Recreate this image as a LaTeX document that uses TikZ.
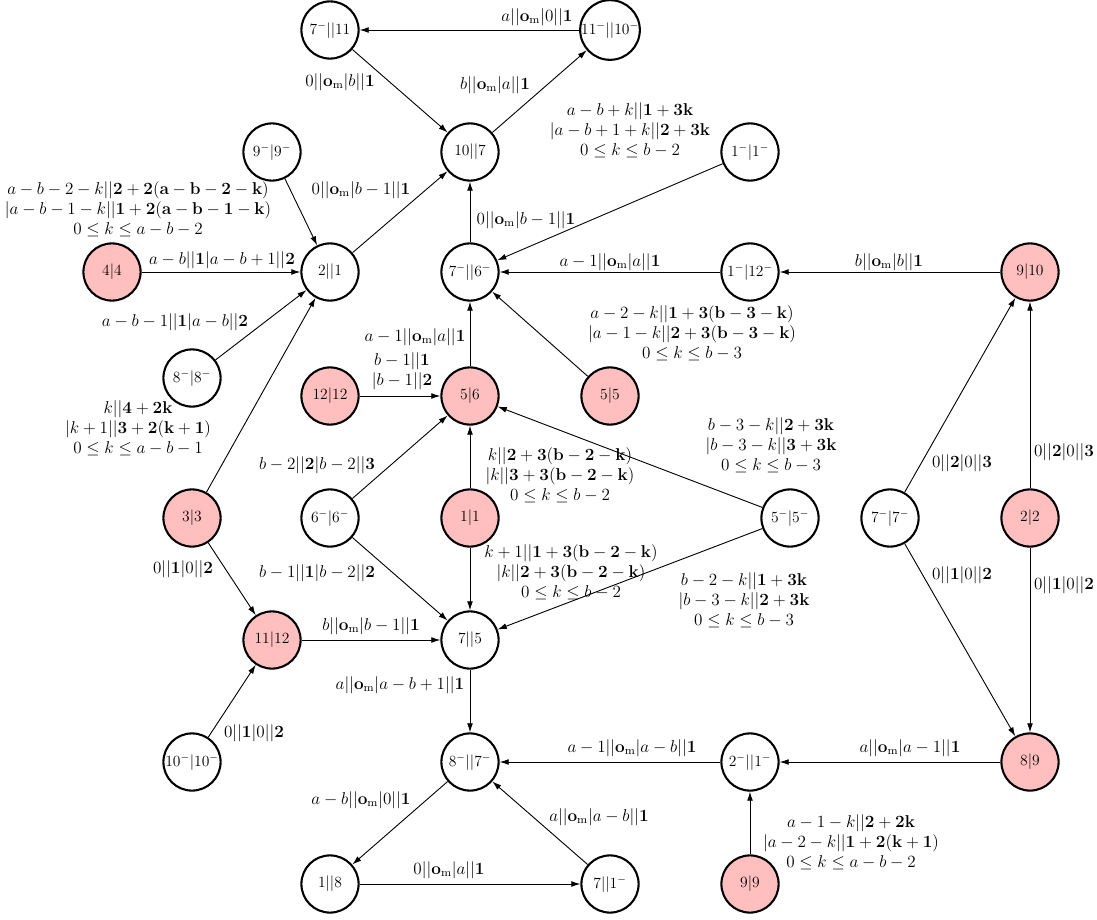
\documentclass[tikz,border=0pt]{standalone}
\usepackage{amsmath}
\usepackage{tikz}
\usetikzlibrary{arrows.meta}
\def\om{\mathbf{o}_{\mathrm{m}}}

\begin{document}
\begin{tikzpicture}[x=0.0271cm, y=-0.0271cm,
	state/.style={circle, draw, line width=1.6pt, minimum size=1.55cm, inner sep=0pt, font=\fontsize{12}{14}\selectfont},
	hit/.style={state, fill=red!25},
	arr/.style={-{Latex[length=7pt,width=4.5pt]}, line width=0.7pt},
	lab/.style={align=center, scale=1.1, font=\fontsize{12}{14}\selectfont}]
	%%%%% START %%%%%
	\useasboundingbox (0, 0) rectangle (1097, 920);
	
	% states
	\node[state] (s711) at (330, 30) {$7^-||11$};
	\node[state] (s1110) at (610, 30) {$11^-||10^-$};
	\node[state] (s107) at (470, 152) {$10||7$};
	\node[state] (s99m) at (272, 152) {$9^-|9^-$};
	\node[state] (s11m) at (750, 152) {$1^-|1^-$};
	\node[hit] (s44) at (112, 272) {$4|4$};
	\node[state] (s21) at (330, 272) {$2||1$};
	\node[state] (s76) at (470, 272) {$7^-||6^-$};
	\node[state] (s112) at (750, 272) {$1^-|12^-$};
	\node[hit] (s910) at (1030, 272) {$9|10$};
	\node[state] (s88m) at (192, 378) {$8^-|8^-$};
	\node[hit] (s1212) at (330, 396) {$12|12$};
	\node[hit] (s56) at (470, 396) {$5|6$};
	\node[hit] (s55) at (610, 396) {$5|5$};
	\node[hit] (s33) at (192, 518) {$3|3$};
	\node[state] (s66m) at (330, 518) {$6^-|6^-$};
	\node[hit] (s11) at (470, 518) {$1|1$};
	\node[state] (s55m) at (790, 518) {$5^-|5^-$};
	\node[state] (s77m) at (890, 518) {$7^-|7^-$};
	\node[hit] (s22) at (1030, 518) {$2|2$};
	\node[hit] (s1112) at (272, 640) {$11|12$};
	\node[state] (s75) at (470, 640) {$7||5$};
	\node[state] (s1010m) at (192, 762) {$10^-|10^-$};
	\node[state] (s87) at (470, 762) {$8^-||7^-$};
	\node[state] (s21m) at (750, 762) {$2^-||1^-$};
	\node[hit] (s89) at (1030, 762) {$8|9$};
	\node[state] (s18) at (330, 884) {$1||8$};
	\node[state] (s71) at (610, 884) {$7||1^-$};
	\node[hit] (s99) at (750, 884) {$9|9$};
	
	% transitions
	\draw[arr] (s1110) -- (s711);
	\draw[arr] (s711) -- (s107);
	\draw[arr] (s107) -- (s1110);
	\draw[arr] (s99m) -- (s21);
	\draw[arr] (s44) -- (s21);
	\draw[arr] (s88m) -- (s21);
	\draw[arr] (s33) -- (s21);
	\draw[arr] (s21) -- (s107);
	\draw[arr] (s11m) -- (s76);
	\draw[arr] (s76) -- (s107);
	\draw[arr] (s112) -- (s76);
	\draw[arr] (s910) -- (s112);
	\draw[arr] (s56) -- (s76);
	\draw[arr] (s55) -- (s76);
	\draw[arr] (s1212) -- (s56);
	\draw[arr] (s66m) -- (s56);
	\draw[arr] (s11) -- (s56);
	\draw[arr] (s55m) -- (s56);
	\draw[arr] (s11) -- (s75);
	\draw[arr] (s55m) -- (s75);
	\draw[arr] (s66m) -- (s75);
	\draw[arr] (s33) -- (s1112);
	\draw[arr] (s1112) -- (s75);
	\draw[arr] (s1010m) -- (s1112);
	\draw[arr] (s75) -- (s87);
	\draw[arr] (s21m) -- (s87);
	\draw[arr] (s87) -- (s18);
	\draw[arr] (s18) -- (s71);
	\draw[arr] (s71) -- (s87);
	\draw[arr] (s89) -- (s21m);
	\draw[arr] (s99) -- (s21m);
	\draw[arr] (s77m) -- (s910);
	\draw[arr] (s77m) -- (s89);
	\draw[arr] (s22) -- (s910);
	\draw[arr] (s22) -- (s89);
	
	% labels
	\node[lab] (l1) at (537, 17) {$a||\om|0||\mathbf{1}$};
	\node[lab] (l2) at (340, 82) {$0||\om|b||\mathbf{1}$};
	\node[lab] (l3) at (495, 85) {$b||\om|a||\mathbf{1}$};
	\node[lab] (l4) at (138, 209) {$a-b-2-k||\mathbf{2+2(a-b-2-k)}$\\$|a-b-1-k||\mathbf{1+2(a-b-1-k)}$\\$0\le k\le a-b-2$};
	\node[lab] (l5) at (222, 260) {$a-b||\mathbf{1}|a-b+1||\mathbf{2}$};
	\node[lab] (l6) at (175, 322) {$a-b-1||\mathbf{1}|a-b||\mathbf{2}$};
	\node[lab] (l7) at (138, 428) {$k||\mathbf{4+2k}$\\$|k+1||\mathbf{3+2(k+1)}$\\$0\le k\le a-b-1$};
	\node[lab] (l8) at (361, 190) {$0||\om|b-1||\mathbf{1}$};
	\node[lab] (l9) at (630, 130) {$a-b+k||\mathbf{1+3k}$\\$|a-b+1+k||\mathbf{2+3k}$\\$0\le k\le b-2$};
	\node[lab] (l10) at (526, 220) {$0||\om|b-1||\mathbf{1}$};
	\node[lab] (l11) at (610, 262) {$a-1||\om|a||\mathbf{1}$};
	\node[lab] (l12) at (889, 262) {$b||\om|b||\mathbf{1}$};
	\node[lab] (l13) at (415, 337) {$a-1||\om|a||\mathbf{1}$};
	\node[lab] (l14) at (692, 333) {$a-2-k||\mathbf{1+3(b-3-k)}$\\$|a-1-k||\mathbf{2+3(b-3-k)}$\\$0\le k\le b-3$};
	\node[lab] (l15) at (402, 371) {$b-1||\mathbf{1}$\\$|b-1||\mathbf{2}$};
	\node[lab] (l16) at (317, 465) {$b-2||\mathbf{2}|b-2||\mathbf{3}$};
	\node[lab] (l17) at (560, 475) {$k||\mathbf{2+3(b-2-k)}$\\$|k||\mathbf{3+3(b-2-k)}$\\$0\le k\le b-2$};
	\node[lab] (l18) at (771, 445) {$b-3-k||\mathbf{2+3k}$\\$|b-3-k||\mathbf{3+3k}$\\$0\le k\le b-3$};
	\node[lab] (l19) at (571, 572) {$k+1||\mathbf{1+3(b-2-k)}$\\$|k||\mathbf{2+3(b-2-k)}$\\$0\le k\le b-2$};
	\node[lab] (l20) at (744, 600) {$b-2-k||\mathbf{1+3k}$\\$|b-3-k||\mathbf{2+3k}$\\$0\le k\le b-3$};
	\node[lab] (l21) at (317, 573) {$b-1||\mathbf{1}|b-2||\mathbf{2}$};
	\node[lab] (l22) at (183, 569) {$0||\mathbf{1}|0||\mathbf{2}$};
	\node[lab] (l23) at (371, 626) {$b||\om|b-1||\mathbf{1}$};
	\node[lab] (l24) at (254, 733) {$0||\mathbf{1}|0||\mathbf{2}$};
	\node[lab] (l25) at (400, 685) {$a||\om|a-b+1||\mathbf{1}$};
	\node[lab] (l26) at (632, 748) {$a-1||\om|a-b||\mathbf{1}$};
	\node[lab] (l27) at (361, 800) {$a-b||\om|0||\mathbf{1}$};
	\node[lab] (l28) at (449, 870) {$0||\om|a||\mathbf{1}$};
	\node[lab] (l29) at (599, 817) {$a||\om|a-b||\mathbf{1}$};
	\node[lab] (l30) at (910, 748) {$a||\om|a-1||\mathbf{1}$};
	\node[lab] (l31) at (851, 842) {$a-1-k||\mathbf{2+2k}$\\$|a-2-k||\mathbf{1+2(k+1)}$\\$0\le k\le a-b-2$};
	\node[lab] (l32) at (962, 463) {$0||\mathbf{2}|0||\mathbf{3}$};
	\node[lab] (l33) at (962, 575) {$0||\mathbf{1}|0||\mathbf{2}$};
	\node[lab] (l34) at (1064, 452) {$0||\mathbf{2}|0||\mathbf{3}$};
	\node[lab] (l35) at (1064, 585) {$0||\mathbf{1}|0||\mathbf{2}$};
	
	%%%%% END %%%%%
\end{tikzpicture}
\end{document}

**JOB**
Print the data above verbatim from the first line through the line holding "at (750, 884)", leaving every picture out.

**SOLUTION**
Recreate this image as a LaTeX document that uses TikZ.
\documentclass[tikz,border=0pt]{standalone}
\usepackage{amsmath}
\usepackage{tikz}
\usetikzlibrary{arrows.meta}
\def\om{\mathbf{o}_{\mathrm{m}}}

\begin{document}
\begin{tikzpicture}[x=0.0271cm, y=-0.0271cm,
	state/.style={circle, draw, line width=1.6pt, minimum size=1.55cm, inner sep=0pt, font=\fontsize{12}{14}\selectfont},
	hit/.style={state, fill=red!25},
	arr/.style={-{Latex[length=7pt,width=4.5pt]}, line width=0.7pt},
	lab/.style={align=center, scale=1.1, font=\fontsize{12}{14}\selectfont}]
	%%%%% START %%%%%
	\useasboundingbox (0, 0) rectangle (1097, 920);
	
	% states
	\node[state] (s711) at (330, 30) {$7^-||11$};
	\node[state] (s1110) at (610, 30) {$11^-||10^-$};
	\node[state] (s107) at (470, 152) {$10||7$};
	\node[state] (s99m) at (272, 152) {$9^-|9^-$};
	\node[state] (s11m) at (750, 152) {$1^-|1^-$};
	\node[hit] (s44) at (112, 272) {$4|4$};
	\node[state] (s21) at (330, 272) {$2||1$};
	\node[state] (s76) at (470, 272) {$7^-||6^-$};
	\node[state] (s112) at (750, 272) {$1^-|12^-$};
	\node[hit] (s910) at (1030, 272) {$9|10$};
	\node[state] (s88m) at (192, 378) {$8^-|8^-$};
	\node[hit] (s1212) at (330, 396) {$12|12$};
	\node[hit] (s56) at (470, 396) {$5|6$};
	\node[hit] (s55) at (610, 396) {$5|5$};
	\node[hit] (s33) at (192, 518) {$3|3$};
	\node[state] (s66m) at (330, 518) {$6^-|6^-$};
	\node[hit] (s11) at (470, 518) {$1|1$};
	\node[state] (s55m) at (790, 518) {$5^-|5^-$};
	\node[state] (s77m) at (890, 518) {$7^-|7^-$};
	\node[hit] (s22) at (1030, 518) {$2|2$};
	\node[hit] (s1112) at (272, 640) {$11|12$};
	\node[state] (s75) at (470, 640) {$7||5$};
	\node[state] (s1010m) at (192, 762) {$10^-|10^-$};
	\node[state] (s87) at (470, 762) {$8^-||7^-$};
	\node[state] (s21m) at (750, 762) {$2^-||1^-$};
	\node[hit] (s89) at (1030, 762) {$8|9$};
	\node[state] (s18) at (330, 884) {$1||8$};
	\node[state] (s71) at (610, 884) {$7||1^-$};
	\node[hit] (s99) at (750, 884) {$9|9$};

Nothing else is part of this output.